This summer, Snohomish County Public Utility District (PUD) will deploy an innovative energy storage system that aims to transform the marketplace and how utilities manage electric grid operations.
The PUD, based in Everett, Wash., and its principal partner, 1Energy Systems, will install the Modular Energy Storage Architecture (MESA) at multiple utility substations. The system will provide a standard, nonproprietary, scalable approach to energy storage. With it, in the future, utilities and grid operators would be able to choose interoperable components – batteries, power converters and software – to meet their specific needs with energy storage systems.
effective energy storage will reduce line congestion and transmission losses
“Today, devoid of standards in energy storage systems, you’re essentially getting black boxes — each one different, each with a different interface, and each requiring a different way of integrating it into your network,” said PUD General Manager Steve Klein. “It becomes a nightmare in terms of operational functionality, engineering and cost.” The PUD program has several objectives, including:
“The MESA system promotes the expanded application of plug-and-play type energy storage systems to address the needs of today’s electric grid, which increasingly depends on intermittent energy resources such as wind and solar,” said Klein.
The PUD energy storage program will include two, large-scale lithium ion batteries, one built by LG Chem and a second by Mitsubishi-GS Yuasa. Additionally, the PUD will deploy four strings of advanced vanadium flow batteries contained in 21 shipping containers, which will be built by UniEnergy Technologies, a PUD business customer. The batteries will be sited at substations in the utility’s service area.
Energy storage could help resolve a broad range of issues related to electric grid operations. Storage offers benefits related to frequency and voltage support, and could reduce the need to maintain spinning reserves for backup.
Controls integration and optimization software is one of the keystones of the PUD storage program. The control system will involve the different storage batteries, each with its own performance characteristics. The software will also integrate multiple types of renewable energy and manage demand response. The control system infrastructure is the next critical technology for utilities and the energy storage industry, advancing from merely demonstrating individual energy storage projects, to creating an easily deployable, scalable solution that will be integrated with other grid assets.
The controls and optimization software will be integrated with the PUD’s Alstom SCADA system.

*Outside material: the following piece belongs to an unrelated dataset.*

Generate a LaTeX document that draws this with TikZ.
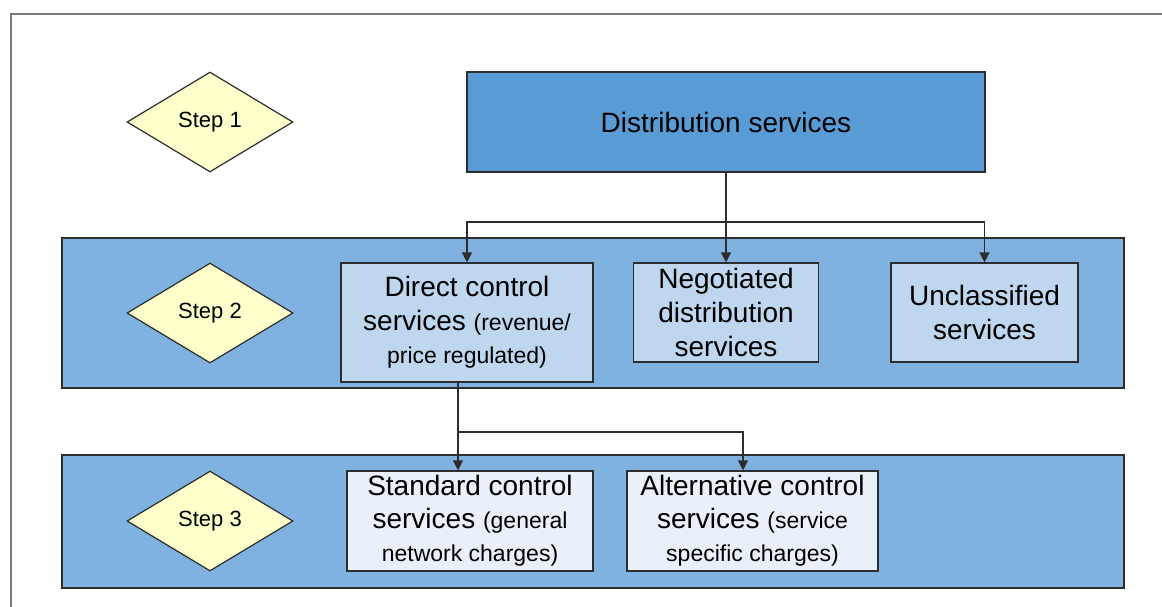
\documentclass[tikz,border=0pt]{standalone}
\usepackage{fontspec}
\setmainfont{Liberation Sans}
\usetikzlibrary{shapes.geometric,arrows.meta,positioning}
\definecolor{topblue}{RGB}{88,155,213}
\definecolor{bandblue}{RGB}{127,178,224}
\definecolor{midblue}{RGB}{190,215,238}
\definecolor{lowblue}{RGB}{233,240,249}
\definecolor{stepyellow}{RGB}{255,255,204}
\definecolor{edgegray}{RGB}{45,45,45}
\definecolor{framegray}{RGB}{125,125,125}
\newcommand{\smalltxt}[1]{{\fontsize{23}{33}\selectfont #1}}
\tikzset{
  stepmark/.style={diamond, draw=edgegray, line width=1.2pt, fill=stepyellow,
    minimum width=166pt, minimum height=100pt, inner sep=0pt,
    font=\fontsize{22}{26}\selectfont},
  band/.style={rectangle, draw=edgegray, line width=1.5pt, fill=bandblue,
    minimum width=1062pt},
  topbox/.style={rectangle, draw=edgegray, line width=1.2pt, fill=topblue,
    minimum width=518pt, minimum height=100pt, font=\fontsize{28}{33.6}\selectfont},
  midbox/.style={rectangle, draw=edgegray, line width=1.2pt, fill=midblue,
    align=center, inner sep=0pt, font=\fontsize{28}{33.6}\selectfont},
  lowbox/.style={rectangle, draw=edgegray, line width=1.2pt, fill=lowblue,
    align=center, inner sep=0pt, minimum height=100pt, font=\fontsize{28}{33}\selectfont},
  flow/.style={draw=edgegray, line width=1.4pt, -{Triangle[length=10pt,width=10pt]}}
}
\begin{document}
\begin{tikzpicture}[x=1pt,y=-1pt]
  \useasboundingbox (0,0) rectangle (1162,606);
  % frame of the page
  \draw[framegray, line width=2pt] (11,640) -- (11,14) -- (1200,14);

  % bands for step 2 and 3
  \node[band, minimum height=150pt] (band2) at (593,313) {};
  \node[band, minimum height=133pt] (band3) at (593,521.5) {};

  % steps
  \node[stepmark] (s1) at (210,122) {Step 1};
  \node[stepmark] (s2) at (210,313) {Step 2};
  \node[stepmark] (s3) at (210,521) {Step 3};

  % step 1
  \node[topbox] (dist) at (726,122) {Distribution services};

  % step 2
  \node[midbox, minimum width=252pt, minimum height=119pt] (direct) at (467,322.5)
    {Direct control\\services \smalltxt{(revenue/}\\\smalltxt{price regulated)}};
  \node[midbox, minimum width=185pt, minimum height=99pt] (negot) at (726,312.5)
    {Negotiated\\distribution\\services};
  \node[midbox, minimum width=187pt, minimum height=99pt] (uncl) at (984.5,312.5)
    {Unclassified\\services};

  % step 3
  \node[lowbox, minimum width=246pt] (std) at (470,521)
    {Standard control\\services \smalltxt{(general}\\\smalltxt{network charges)}};
  \node[lowbox, minimum width=251pt] (alt) at (752.5,521)
    {Alternative control\\services \smalltxt{(service}\\\smalltxt{specific charges)}};

  % connectors
  \coordinate (split1) at (726,222);
  \coordinate (split2) at (458,432);
  \draw[flow, line width=1.8pt] (dist.south) -- (negot.north);
  \draw[flow] (split1) -| (direct.north);
  \draw[flow] (split1) -| (uncl.north);
  \draw[flow] (direct.south -| split2) -- (std.north -| split2);
  \draw[flow] (split2) -| ([xshift=-9.5pt]alt.north);
\end{tikzpicture}
\end{document}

“It will change how we operate our SCADA systems in that our distribution systems have always operated one-way from generating resources,” said PUD Assistant General Manager of Distribution and Engineering Chris Heimgartner. “We are currently working with Alstom Grid to model our distribution system to incorporate energy storage.”
Successful energy storage systems, coupled with demand response – buildings acting as batteries – will let utilities adaptively absorb load and produce power in response to real-time grid conditions in order to provide stability. The PUD will identify up to five megawatts of load with commercial and municipal customers who have the capacity to shift their energy consumption to meet regional needs to absorb or shed load. Control signals between demand response customers and the utility will be managed through the utility’s operations center.
A 2012 report by the University of Washington and University of Michigan engineering departments highlighted these and other operational benefits, including the significant value of using storage and demand response for arbitrage between periods of high and low demand. It also called out the value of ancillary services, such as frequency control, reserve and voltage control. The report reinforced that effective energy storage will reduce line congestion and transmission losses. It will minimize the need to run expensive power plants and to spill renewable energy during times of excess energy supply.
For the PUD and other utilities, energy storage is an invaluable tool in resolving issues related to intermittent energy sources. During times of high solar energy production, for example, batteries can be fueled for use later in the evening when customers are returning home and demand peaks.
“When our load and market prices are high, there’s potential to draw from the battery to minimize purchases,” said PUD Senior Manager of Power Supply Kelly Wallace. “Local renewable resources would provide the fuel, including small hydropower, biogas/biomass, solar and other distributed generation.”
Meanwhile, the PUD also plans to utilize energy storage to integrate a tidal energy pilot project in Puget Sound’s Admiralty Inlet. It will use an optimized battery charge/discharge algorithm to capture deep-cycle, variable frequency, variable-voltage energy, beyond what is currently commercially manageable. It will provide consistent, utility-grade power to the local distribution network.